## start GIVEN DATA
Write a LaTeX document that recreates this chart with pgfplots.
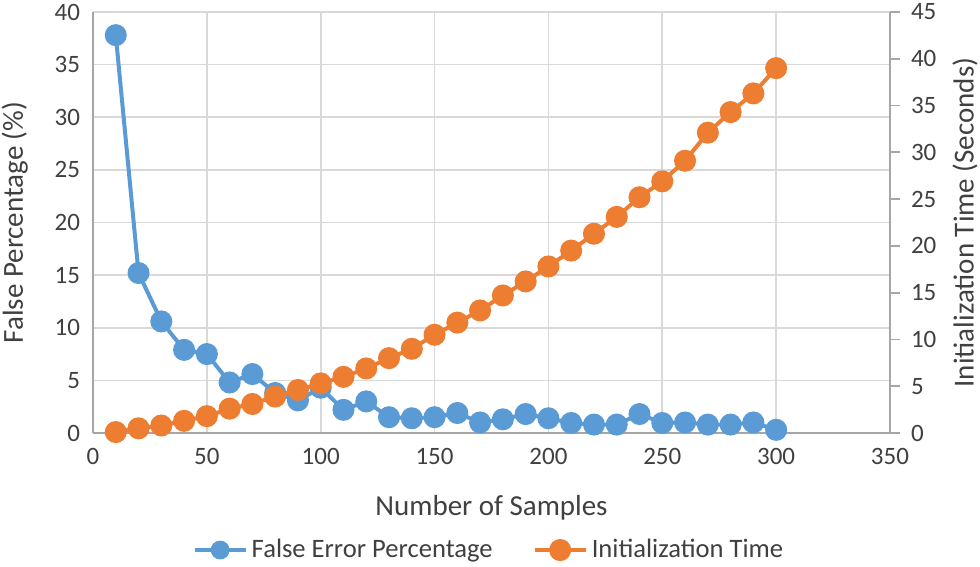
\documentclass[border=0pt]{standalone}
\usepackage{pgfplots}
\pgfplotsset{compat=1.18}
\usepackage{fontspec}
\setmainfont{Carlito}
\definecolor{cblue}{HTML}{5B9BD5}
\definecolor{corange}{HTML}{ED7D31}
\definecolor{gridc}{HTML}{D9D9D9}
\definecolor{axc}{HTML}{A6A6A6}
\definecolor{txt}{HTML}{404040}
\pgfplotstableread{
x y
10 37.8
20 15.2
30 10.6
40 7.9
50 7.5
60 4.8
70 5.6
80 3.8
90 3.1
100 4.3
110 2.2
120 3.0
130 1.5
140 1.4
150 1.5
160 1.9
170 1.0
180 1.3
190 1.8
200 1.4
210 0.95
220 0.8
230 0.8
240 1.8
250 0.95
260 1.0
270 0.8
280 0.8
290 1.0
300 0.3
}\falseerr
\pgfplotstableread{
x y
10 0.1
20 0.5
30 0.8
40 1.3
50 1.8
60 2.6
70 3.1
80 3.9
90 4.6
100 5.3
110 6.0
120 6.9
130 8.0
140 9.0
150 10.5
160 11.8
170 13.1
180 14.7
190 16.2
200 17.8
210 19.5
220 21.3
230 23.1
240 25.2
250 26.9
260 29.1
270 32.1
280 34.3
290 36.3
300 39.0
}\inittime
\begin{document}
\begin{tikzpicture}
\useasboundingbox (0,0) rectangle (490pt,283.5pt);
\pgfplotsset{
  every axis/.append style={
    scale only axis, width=398.5pt, height=210.5pt,
    at={(46.5pt,67pt)}, anchor=south west,
    xmin=0, xmax=350,
    /pgf/number format/assume math mode=true,
    tick label style={font=\fontsize{12.5}{14}\selectfont, text=txt},
    label style={font=\fontsize{14.5}{16}\selectfont, text=txt},
  }
}
\begin{axis}[
  ymin=0, ymax=40,
  xtick={0,50,...,350}, ytick={0,5,...,40},
  grid=major, grid style={gridc, line width=0.8pt},
  major tick length=0pt,
  axis x line*=bottom, axis y line*=left,
  x axis line style={draw=axc, line width=0.9pt, -},
  y axis line style={draw=axc, line width=0.9pt, -},
  xticklabel style={yshift=-4pt},
  yticklabel style={xshift=-3pt},
  xlabel={Number of Samples},
  xlabel style={at={(axis description cs:0.5,-0.178)}, anchor=center},
  ylabel={False Percentage (\%)},
  ylabel style={at={(axis description cs:-0.098,0.5)}, anchor=center},
]
\addplot[cblue, line width=2pt, mark=*, mark size=4.5pt, mark options={fill=cblue, draw=cblue}] table {\falseerr};
\end{axis}
\begin{axis}[
  ymin=0, ymax=45,
  ytick={0,5,...,45},
  axis x line=none,
  axis y line*=right,
  y axis line style={draw=axc, line width=0.9pt, -},
  ytick style={draw=axc, line width=0.9pt},
  major tick length=5pt,
  tick align=outside,
  yticklabel style={xshift=2pt},
  ylabel={Initialization Time (Seconds)},
  ylabel style={at={(axis description cs:1.094,0.5)}, anchor=center, rotate=0},
  legend style={at={(axis description cs:0.498,-0.278)}, anchor=center, draw=none,
    legend columns=2, font=\fontsize{13.3}{15}\selectfont, text=txt,
    /tikz/every even column/.append style={column sep=18pt}},
  legend image code/.code={
    \draw[#1, line width=2pt] (0cm,0cm) -- (0.9cm,0cm);
    \draw[#1, mark size=4.5pt] plot coordinates {(0.45cm,0cm)};
  },
]
\addlegendimage{cblue, mark=*, mark options={fill=cblue, draw=cblue}}
\addlegendentry{False Error Percentage}
\addplot[corange, line width=2pt, mark=*, mark size=4.5pt, mark options={fill=corange, draw=corange}] table {\inittime};
\addlegendentry{Initialization Time}
\end{axis}
\end{tikzpicture}
\end{document}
## end GIVEN DATA
> GIVEN REQUEST: Make an exact reproduction of the listing above, without any pictures.

> RESULT OF THE TASK:
Write a LaTeX document that recreates this chart with pgfplots.
\documentclass[border=0pt]{standalone}
\usepackage{pgfplots}
\pgfplotsset{compat=1.18}
\usepackage{fontspec}
\setmainfont{Carlito}
\definecolor{cblue}{HTML}{5B9BD5}
\definecolor{corange}{HTML}{ED7D31}
\definecolor{gridc}{HTML}{D9D9D9}
\definecolor{axc}{HTML}{A6A6A6}
\definecolor{txt}{HTML}{404040}
\pgfplotstableread{
x y
10 37.8
20 15.2
30 10.6
40 7.9
50 7.5
60 4.8
70 5.6
80 3.8
90 3.1
100 4.3
110 2.2
120 3.0
130 1.5
140 1.4
150 1.5
160 1.9
170 1.0
180 1.3
190 1.8
200 1.4
210 0.95
220 0.8
230 0.8
240 1.8
250 0.95
260 1.0
270 0.8
280 0.8
290 1.0
300 0.3
}\falseerr
\pgfplotstableread{
x y
10 0.1
20 0.5
30 0.8
40 1.3
50 1.8
60 2.6
70 3.1
80 3.9
90 4.6
100 5.3
110 6.0
120 6.9
130 8.0
140 9.0
150 10.5
160 11.8
170 13.1
180 14.7
190 16.2
200 17.8
210 19.5
220 21.3
230 23.1
240 25.2
250 26.9
260 29.1
270 32.1
280 34.3
290 36.3
300 39.0
}\inittime
\begin{document}
\begin{tikzpicture}
\useasboundingbox (0,0) rectangle (490pt,283.5pt);
\pgfplotsset{
  every axis/.append style={
    scale only axis, width=398.5pt, height=210.5pt,
    at={(46.5pt,67pt)}, anchor=south west,
    xmin=0, xmax=350,
    /pgf/number format/assume math mode=true,
    tick label style={font=\fontsize{12.5}{14}\selectfont, text=txt},
    label style={font=\fontsize{14.5}{16}\selectfont, text=txt},
  }
}
\begin{axis}[
  ymin=0, ymax=40,
  xtick={0,50,...,350}, ytick={0,5,...,40},
  grid=major, grid style={gridc, line width=0.8pt},
  major tick length=0pt,
  axis x line*=bottom, axis y line*=left,
  x axis line style={draw=axc, line width=0.9pt, -},
  y axis line style={draw=axc, line width=0.9pt, -},
  xticklabel style={yshift=-4pt},
  yticklabel style={xshift=-3pt},
  xlabel={Number of Samples},
  xlabel style={at={(axis description cs:0.5,-0.178)}, anchor=center},
  ylabel={False Percentage (\%)},
  ylabel style={at={(axis description cs:-0.098,0.5)}, anchor=center},
]
\addplot[cblue, line width=2pt, mark=*, mark size=4.5pt, mark options={fill=cblue, draw=cblue}] table {\falseerr};
\end{axis}
\begin{axis}[
  ymin=0, ymax=45,
  ytick={0,5,...,45},
  axis x line=none,
  axis y line*=right,
  y axis line style={draw=axc, line width=0.9pt, -},
  ytick style={draw=axc, line width=0.9pt},
  major tick length=5pt,
  tick align=outside,
  yticklabel style={xshift=2pt},
  ylabel={Initialization Time (Seconds)},
  ylabel style={at={(axis description cs:1.094,0.5)}, anchor=center, rotate=0},
  legend style={at={(axis description cs:0.498,-0.278)}, anchor=center, draw=none,
    legend columns=2, font=\fontsize{13.3}{15}\selectfont, text=txt,
    /tikz/every even column/.append style={column sep=18pt}},
  legend image code/.code={
    \draw[#1, line width=2pt] (0cm,0cm) -- (0.9cm,0cm);
    \draw[#1, mark size=4.5pt] plot coordinates {(0.45cm,0cm)};
  },
]
\addlegendimage{cblue, mark=*, mark options={fill=cblue, draw=cblue}}
\addlegendentry{False Error Percentage}
\addplot[corange, line width=2pt, mark=*, mark size=4.5pt, mark options={fill=corange, draw=corange}] table {\inittime};
\addlegendentry{Initialization Time}
\end{axis}
\end{tikzpicture}
\end{document}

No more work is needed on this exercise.